* Task prompt *
Copy word for word the lines in the records below, starting at the line with "Clone this chart in matplotlib." and ending at the line with "plt.rcParams['mathtext.fontset'] = 'stix'". Skip the pictures.

[START Data]

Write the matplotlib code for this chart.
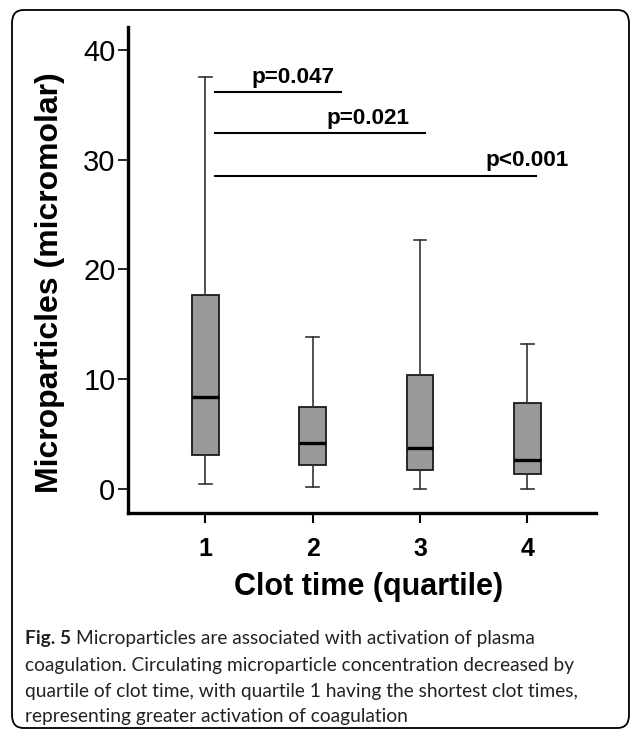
import matplotlib.pyplot as plt
from matplotlib.patches import FancyBboxPatch

# box plot statistics (micromolar)
quartiles = [1, 2, 3, 4]
whisker_lo = [0.45, 0.2, 0.03, 0.03]
q1 = [3.1, 2.15, 1.7, 1.4]
median = [8.4, 4.2, 3.7, 2.65]
q3 = [17.7, 7.5, 10.4, 7.8]
whisker_hi = [37.5, 13.8, 22.7, 13.2]

# significance brackets
sig_from = [1.09, 1.09, 1.09]
sig_to = [2.26, 3.05, 4.08]
sig_y = [36.2, 32.4, 28.5]
sig_text = ["p=0.047", "p=0.021", "p<0.001"]
sig_text_x = [1.82, 2.52, 4.0]
sig_text_y = [37.0, 33.25, 29.4]

caption_head = "Fig. 5"
caption_lines = [
    "Microparticles are associated with activation of plasma",
    "coagulation. Circulating microparticle concentration decreased by",
    "quartile of clot time, with quartile 1 having the shortest clot times,",
    "representing greater activation of coagulation",
]

plt.rcParams['font.family'] = ['Liberation Sans', 'DejaVu Sans']
cap_font = ['Lato', 'DejaVu Sans']

W, H = 636, 731
fig = plt.figure(figsize=(W / 100, H / 100), dpi=100)
ax = fig.add_axes([128 / W, 1 - 513 / H, (596 - 128) / W, (513 - 27) / H])

stats = []
for i in range(len(quartiles)):
    stats.append(dict(whislo=whisker_lo[i], q1=q1[i], med=median[i],
                      q3=q3[i], whishi=whisker_hi[i], fliers=[]))

ax.bxp(stats, positions=quartiles, widths=0.25, patch_artist=True,
       boxprops=dict(facecolor="#999999", edgecolor="#1a1a1a", linewidth=1.3),
       medianprops=dict(color="black", linewidth=2.4),
       whiskerprops=dict(color="#333333", linewidth=1.2),
       capprops=dict(color="#333333", linewidth=1.2),
       capwidths=0.12, showfliers=False)

for x0, x1, y, t, tx, ty in zip(sig_from, sig_to, sig_y, sig_text, sig_text_x, sig_text_y):
    ax.plot([x0, x1], [y, y], color="black", linewidth=1.5)
    ax.text(tx, ty, t, ha="center", va="baseline", fontsize=16.2, fontweight="bold")

ax.set_xlim(0.28, 4.64)
ax.set_ylim(-2.2, 42.1)
ax.set_yticks([0, 10, 20, 30, 40])
ax.set_xticks(quartiles)
ax.set_xticklabels([str(q) for q in quartiles], fontweight="bold")
ax.tick_params(axis="y", labelsize=21, length=7, width=1.2, pad=2)
ax.tick_params(axis="x", labelsize=18, length=7, width=1.5, pad=10)
for s in ["top", "right"]:
    ax.spines[s].set_visible(False)
for s in ["left", "bottom"]:
    ax.spines[s].set_linewidth(2.4)

ax.set_xlabel("Clot time (quartile)", fontsize=22, fontweight="bold")
ax.set_ylabel("Microparticles (micromolar)", fontsize=23, fontweight="bold")
ax.xaxis.set_label_coords(0.513, -0.122)
ax.yaxis.set_label_coords(-0.135, 0.475)

# rounded frame around figure and caption
frame = FancyBboxPatch((12 / W, 3 / H), (629 - 12) / W, (721 - 3) / H,
                       boxstyle="round,pad=0,rounding_size=0.018",
                       transform=fig.transFigure, fill=False,
                       edgecolor="black", linewidth=1.3)
fig.patches.append(frame)

# caption
renderer = fig.canvas.get_renderer()
baselines = [644, 671, 697, 722]
x0 = 25
txts = []
head = fig.text(x0 / W, 1 - baselines[0] / H, caption_head, ha="left", va="baseline",
                fontsize=14, fontweight="bold", family=cap_font, color="#222222")
for line, yb in zip(caption_lines, baselines):
    t = fig.text(x0 / W, 1 - yb / H, line, ha="left", va="baseline",
                 fontsize=14, family=cap_font, color="#222222")
    txts.append(t)
# fit caption width to the reference (line 2 is about 550 px wide)
w = txts[1].get_window_extent(renderer).width
size = 14 * 552 / w
head.set_fontsize(size)
for t in txts:
    t.set_fontsize(size)
hw = head.get_window_extent(renderer).width
txts[0].set_x((x0 + hw + 0.28 * size * 100 / 72) / W)

fig.savefig("out.png", dpi=100)
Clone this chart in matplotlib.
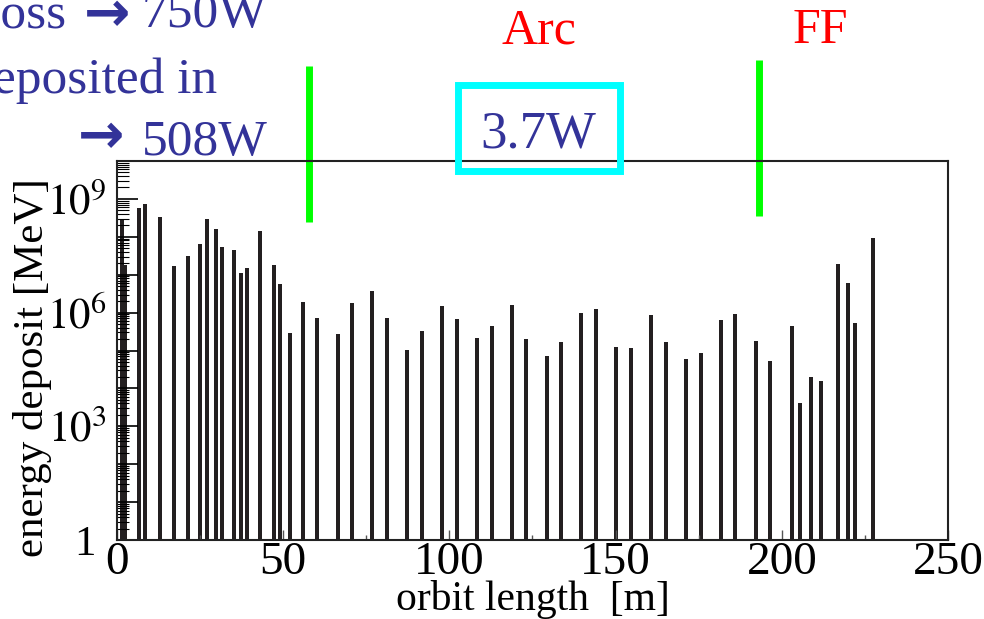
import numpy as np
import matplotlib
matplotlib.use("Agg")
import matplotlib.pyplot as plt
from matplotlib.ticker import LogLocator, FixedLocator, FuncFormatter, NullFormatter
from matplotlib.patches import Rectangle

plt.rcParams['font.family'] = ['Liberation Serif', 'DejaVu Serif']
plt.rcParams['mathtext.fontset'] = 'stix'

# orbit position [m] and deposited energy [MeV] per loss point
orbit_pos = [1.6, 2.6, 6.8, 8.5, 13.1, 17.3, 21.5, 25.1, 27.2, 29.9, 31.7, 35.3,
             37.4, 39.2, 43.1, 47.3, 49.1, 52.1, 56.0, 60.2, 66.6, 70.8, 76.8,
             81.3, 87.3, 91.8, 97.8, 102.3, 108.3, 112.8, 118.8, 123.0, 129.4,
             133.6, 139.6, 144.1, 150.1, 154.6, 160.6, 165.1, 171.1, 175.6,
             181.7, 185.9, 192.2, 196.4, 203.0, 205.4, 208.7, 211.7, 216.8,
             219.8, 221.9, 227.3]
energy_dep = [2.9e8, 1.8e7, 5.9e8, 7.5e8, 3.4e8, 1.7e7, 3.2e7, 6.6e7, 3.0e8,
              1.6e8, 5.5e7, 4.6e7, 1.1e7, 1.5e7, 1.45e8, 1.8e7, 5.8e6, 2.9e5,
              1.9e6, 7.3e5, 2.8e5, 1.8e6, 3.8e6, 7.3e5, 1.05e5, 3.3e5, 1.5e6,
              6.9e5, 2.2e5, 4.5e5, 1.6e6, 2.0e5, 7.2e4, 1.7e5, 1.0e6, 1.26e6,
              1.25e5, 1.2e5, 8.8e5, 1.7e5, 6.0e4, 8.7e4, 6.5e5, 9.3e5, 1.8e5,
              5.3e4, 4.5e5, 4.2e3, 2.0e4, 1.6e4, 1.95e7, 6.1e6, 5.4e5, 9.5e7]

# section boundaries [m] and labels
section_bounds = [57.7, 193.2]
section_names = ['Arc', 'FF']
arc_power = '3.7W'
loss_power = '750W'
arc_deposit = '508W'

navy = '#333399'
W, H = 984, 619

fig = plt.figure(figsize=(9.84, 6.19), dpi=100)
ax = fig.add_axes([0.1184, 0.1276, 0.8455, 0.6123])

ax.bar(orbit_pos, energy_dep, width=1.15, bottom=1, color='#231f20', linewidth=0)

ax.set_yscale('log')
ax.set_xlim(0, 250)
ax.set_ylim(1, 1e10)

ax.xaxis.set_major_locator(FixedLocator([0, 50, 100, 150, 200, 250]))
ax.xaxis.set_minor_locator(FixedLocator([25, 75, 125, 175, 225]))
ax.yaxis.set_major_locator(LogLocator(base=10, numticks=20))
ax.yaxis.set_minor_locator(LogLocator(base=10, subs=np.arange(2, 10), numticks=20))
ax.yaxis.set_minor_formatter(NullFormatter())


def ylab(v, pos):
    e = int(round(np.log10(v)))
    if e == 0:
        return '1 '
    if e % 3 == 0 and e < 10:
        return '$10^{%d}$' % e
    return ''


ax.yaxis.set_major_formatter(FuncFormatter(ylab))

ax.tick_params(axis='x', which='major', direction='in', length=7, width=1,
               color='#555555', labelsize=34, pad=1)
ax.tick_params(axis='x', which='minor', direction='in', length=3.5, width=1,
               color='#555555')
ax.tick_params(axis='y', which='major', direction='in', length=15, width=1.2,
               labelsize=31, pad=7)
ax.tick_params(axis='y', which='minor', direction='in', length=8.5, width=0.8)
for s in ax.spines.values():
    s.set_linewidth(1.5)
    s.set_color('#222222')

ax.set_xlabel('orbit length  [m]', fontsize=30, labelpad=-3)
ax.set_ylabel('energy deposit [MeV]', fontsize=31, loc='top')
ax.yaxis.set_label_coords(-0.078, 0.955)

# section boundary markers above the frame
trans = ax.get_xaxis_transform()
ax.vlines(section_bounds[0], 0.839, 1.251, transform=trans, color='#00ff00',
          linewidth=5, clip_on=False)
ax.vlines(section_bounds[1], 0.855, 1.266, transform=trans, color='#00ff00',
          linewidth=5, clip_on=False)

fig.text(539 / W, 1 - 43 / H, section_names[0], color='red', fontsize=36,
         ha='center', va='baseline')
fig.text(820 / W, 1 - 43 / H, section_names[1], color='red', fontsize=36,
         ha='center', va='baseline')

fig.patches.append(Rectangle((457.5 / W, 1 - 170.5 / H), 162 / W, 86 / H,
                             transform=fig.transFigure, fill=False,
                             edgecolor='#00ffff', linewidth=5, zorder=5))
fig.text(538 / W, 1 - 148 / H, arc_power, color=navy, fontsize=38,
         ha='center', va='baseline')

# summary text at top left (partly outside the canvas)
arrow_kw = dict(color=navy, fontsize=40, fontweight='bold', family='DejaVu Sans',
                ha='center', va='center')
fig.text(67 / W, 1 - 27 / H, 'Loss', color=navy, fontsize=37, ha='right', va='baseline')
fig.text(107 / W, 1 - 16 / H, '\u2192', **arrow_kw)
fig.text(142 / W, 1 - 27 / H, loss_power, color=navy, fontsize=37, ha='left', va='baseline')
fig.text(217 / W, 1 - 93 / H, 'Deposited in', color=navy, fontsize=37,
         ha='right', va='baseline')
fig.text(101 / W, 1 - 138 / H, '\u2192', **arrow_kw)
fig.text(142 / W, 1 - 155 / H, arc_deposit, color=navy, fontsize=37, ha='left', va='baseline')

fig.savefig('out.png', dpi=100)
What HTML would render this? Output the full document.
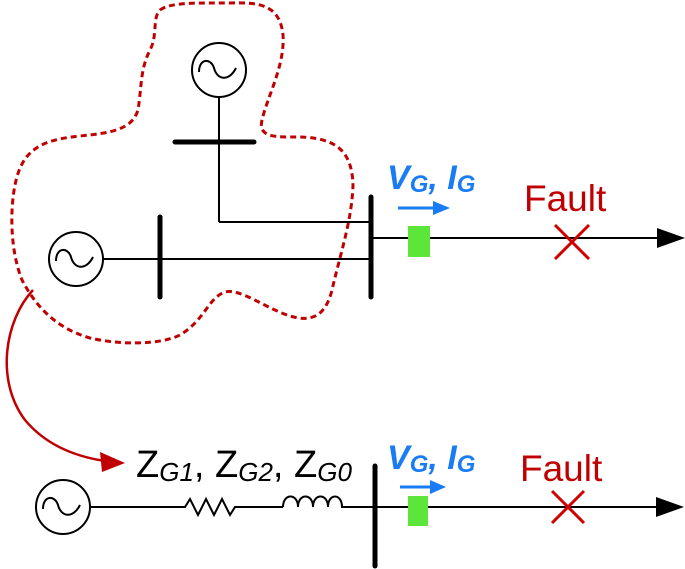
<!DOCTYPE html>
<html><head><style>body{margin:0;background:#fff}svg{display:block}</style></head><body>
<svg width="685" height="569" viewBox="0 0 685 569" xmlns="http://www.w3.org/2000/svg" font-family="Liberation Sans, sans-serif">
<path d="M160,10 C170,2 200,3 230,3 C260,2 280,5 283,35 C285,65 268,95 262,120 C258,138 275,137 300,137 C335,138 352,150 353,185 C352,220 340,255 332,290 C325,318 310,322 290,316 C265,308 240,288 225,292 C208,298 205,320 180,335 C160,345 120,345 90,338 C55,328 35,305 22,280 C10,250 10,210 15,185 C22,150 40,140 80,136 C110,133 132,130 138,110 C142,85 140,70 150,50 C158,35 152,18 160,10 Z" fill="none" stroke="#c00000" stroke-width="3" stroke-dasharray="6,4"/>
<path d="M33,290 C5,320 -5,380 25,420 C50,450 85,458 105,461" fill="none" stroke="#c00000" stroke-width="2.5"/>
<polygon points="125,463 100,452 102,472" fill="#c00000"/>
<g stroke="#000" fill="none">
<circle cx="219" cy="70" r="27" stroke-width="2"/>
<path d="M199,72 C199,58 211,58 214,68 C217,80 229,82 236,68" stroke-width="2"/>
<line x1="219" y1="97" x2="219" y2="222" stroke-width="2"/>
<line x1="175" y1="142" x2="254" y2="142" stroke-width="5" stroke-linecap="round"/>
<polyline points="219,222 371,222" stroke-width="2"/>
<circle cx="76" cy="259" r="27" stroke-width="2"/>
<path d="M56,261 C56,247 68,247 71,257 C74,269 86,271 93,257" stroke-width="2"/>
<line x1="103" y1="259" x2="371" y2="259" stroke-width="2"/>
<line x1="160" y1="217" x2="160" y2="297" stroke-width="5" stroke-linecap="round"/>
<line x1="371" y1="197" x2="371" y2="297" stroke-width="5" stroke-linecap="round"/>
<line x1="371" y1="238" x2="660" y2="238" stroke-width="2"/>
<circle cx="63" cy="507" r="27" stroke-width="2"/>
<path d="M43,509 C43,495 55,495 58,505 C61,517 73,519 80,505" stroke-width="2"/>
<polyline points="90,507 185,507 190,499 198,515 206,499 214,515 222,499 230,515 235,507 283,507" stroke-width="2"/>
<path d="M283,507 C283,493 298,493 298,507 C298,493 313,493 313,507 C313,493 328,493 328,507 C328,493 342,493 342,507 L660,507" stroke-width="2"/>
<line x1="375" y1="466" x2="375" y2="566" stroke-width="5" stroke-linecap="round"/>
</g>
<polygon points="685,238 657,228 657,248" fill="#000"/>
<polygon points="684,507 656,497 656,517" fill="#000"/>
<rect x="408" y="226" width="22" height="31" fill="#5de63a"/>
<rect x="408" y="496" width="20" height="30" fill="#5de63a"/>
<g stroke="#d00000" stroke-width="3">
<line x1="555" y1="225" x2="589" y2="259"/><line x1="589" y1="225" x2="555" y2="259"/>
<line x1="552" y1="491" x2="584" y2="523"/><line x1="584" y1="491" x2="552" y2="523"/>
</g>
<g stroke="#1a7cf5" stroke-width="3"><line x1="398" y1="208" x2="435" y2="208"/><line x1="400" y1="487" x2="432" y2="487"/></g>
<polygon points="450,208 433,201 433,215" fill="#1a7cf5"/>
<polygon points="446,487 430,480 430,494" fill="#1a7cf5"/>
<text x="387" y="189" fill="#1a7cf5" font-weight="bold" font-style="italic" font-size="34">V<tspan font-size="24" dy="3">G</tspan><tspan dy="-3">, I</tspan><tspan font-size="24" dy="3">G</tspan></text>
<text x="387" y="469" fill="#1a7cf5" font-weight="bold" font-style="italic" font-size="34">V<tspan font-size="24" dy="3">G</tspan><tspan dy="-3">, I</tspan><tspan font-size="24" dy="3">G</tspan></text>
<text x="524" y="211" fill="#c00000" font-size="37">Fault</text>
<text x="520" y="481" fill="#c00000" font-size="37">Fault</text>
<text x="136" y="477" fill="#000" font-size="38">Z<tspan font-size="26" font-style="italic" dy="4">G1</tspan><tspan dy="-4">, Z</tspan><tspan font-size="26" font-style="italic" dy="4">G2</tspan><tspan dy="-4">, Z</tspan><tspan font-size="26" font-style="italic" dy="4">G0</tspan></text>
</svg>
</body></html>
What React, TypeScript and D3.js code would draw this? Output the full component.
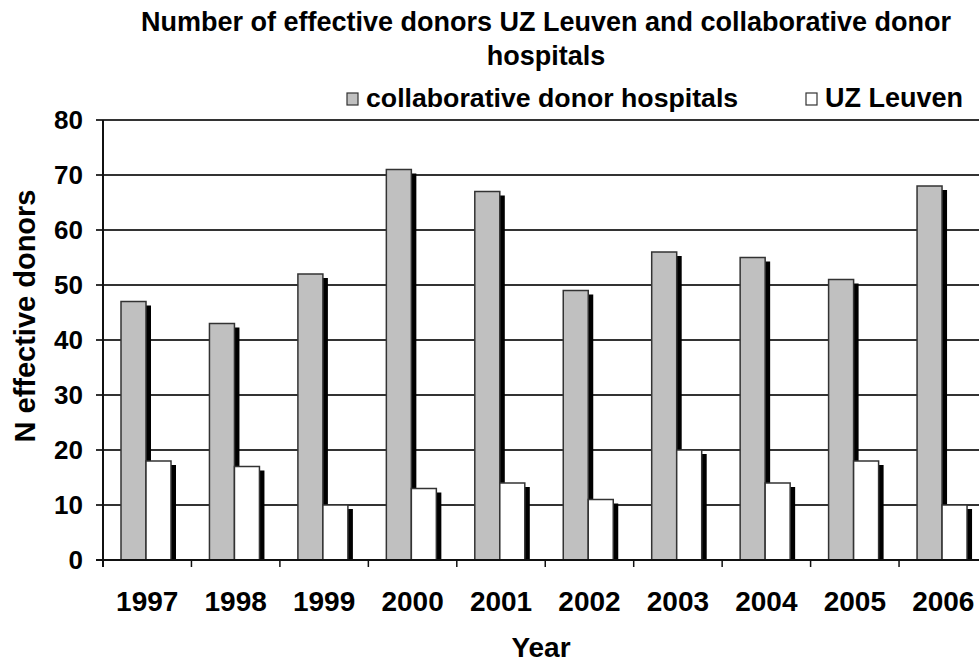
import * as d3 from 'd3';

const years = ['1997', '1998', '1999', '2000', '2001', '2002', '2003', '2004', '2005', '2006'];
const collaborative = [47, 43, 52, 71, 67, 49, 56, 55, 51, 68];
const uzLeuven = [18, 17, 10, 13, 14, 11, 20, 14, 18, 10];
const yTicks = [0, 10, 20, 30, 40, 50, 60, 70, 80];

const W = 979;
const H = 664;
const X0 = 103;
const X1 = 987.5; // plot runs past the right edge, like the original
const Y0 = 560;
const Y1 = 120;
const BAR_W = 25;
const BAR_PAD = 18; // space from band start to first bar
const SHADOW_DX = 5;
const SHADOW_DY = 4;
const FONT = 'Arial, "Liberation Sans", sans-serif';

export default function App() {
    const x = d3.scaleBand<string>().domain(years).range([X0, X1]);
    const y = d3.scaleLinear().domain([0, 80]).range([Y0, Y1]);

    const series = [
        { name: 'collaborative donor hospitals', values: collaborative, fill: '#c0c0c0', off: 0 },
        { name: 'UZ Leuven', values: uzLeuven, fill: '#ffffff', off: BAR_W },
    ];

    const bars = series.flatMap(s =>
        years.map((yr, i) => ({
            key: s.name + yr,
            x: (x(yr) as number) + BAR_PAD + s.off,
            y: y(s.values[i]),
            h: Y0 - y(s.values[i]),
            fill: s.fill,
        }))
    );

    return (
        <svg width={W} height={H} style={{ position: 'absolute', left: 0, top: 0, background: '#fff' }}
            fontFamily={FONT} fontWeight="bold">
            {/* title */}
            <text x={546} y={31} textAnchor="middle" fontSize={27}>
                Number of effective donors UZ Leuven and collaborative donor
            </text>
            <text x={546} y={65} textAnchor="middle" fontSize={27}>hospitals</text>

            {/* legend */}
            <rect x={347} y={93} width={11} height={12} fill="#c0c0c0" stroke="#333" strokeWidth={1.2} />
            <text x={366} y={107} fontSize={26.7}>collaborative donor hospitals</text>
            <rect x={806} y={93} width={11} height={12} fill="#fff" stroke="#333" strokeWidth={1.2} />
            <text x={825} y={107} fontSize={27}>UZ Leuven</text>

            {/* gridlines + y ticks */}
            {yTicks.map(t => (
                <g key={t}>
                    <line x1={96} x2={W} y1={y(t)} y2={y(t)} stroke="#333" strokeWidth={t === 0 ? 2 : 1.8} />
                    <text x={83} y={y(t)} dy="0.35em" textAnchor="end" fontSize={26}>{t}</text>
                </g>
            ))}

            {/* shadows first, then the bars over them */}
            {bars.map(b => (
                <rect key={'s' + b.key} x={b.x + SHADOW_DX} y={b.y + SHADOW_DY}
                    width={BAR_W} height={Math.max(0, b.h - SHADOW_DY)} fill="#000" />
            ))}
            {bars.map(b => (
                <rect key={b.key} x={b.x} y={b.y} width={BAR_W} height={b.h}
                    fill={b.fill} stroke="#333" strokeWidth={1.5} />
            ))}

            {/* axes */}
            <line x1={X0} x2={X0} y1={Y1} y2={Y0 + 7} stroke="#111" strokeWidth={2} />
            <line x1={96} x2={W} y1={Y0} y2={Y0} stroke="#111" strokeWidth={2} />
            {years.map(yr => (
                <line key={'t' + yr} x1={x(yr) as number} x2={x(yr) as number} y1={Y0} y2={Y0 + 7}
                    stroke="#111" strokeWidth={1.5} />
            ))}
            {years.map(yr => (
                <text key={'l' + yr} x={(x(yr) as number) + x.bandwidth() / 2} y={611}
                    textAnchor="middle" fontSize={28}>{yr}</text>
            ))}

            {/* axis titles */}
            <text x={541} y={657} textAnchor="middle" fontSize={28}>Year</text>
            <text transform="translate(35, 316) rotate(-90)" textAnchor="middle" fontSize={29}>
                N effective donors
            </text>
        </svg>
    );
}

[END Data]

* Answer for the task *
Clone this chart in matplotlib.
import numpy as np
import matplotlib
matplotlib.use("Agg")
import matplotlib.pyplot as plt
from matplotlib.ticker import LogLocator, FixedLocator, FuncFormatter, NullFormatter
from matplotlib.patches import Rectangle

plt.rcParams['font.family'] = ['Liberation Serif', 'DejaVu Serif']
plt.rcParams['mathtext.fontset'] = 'stix'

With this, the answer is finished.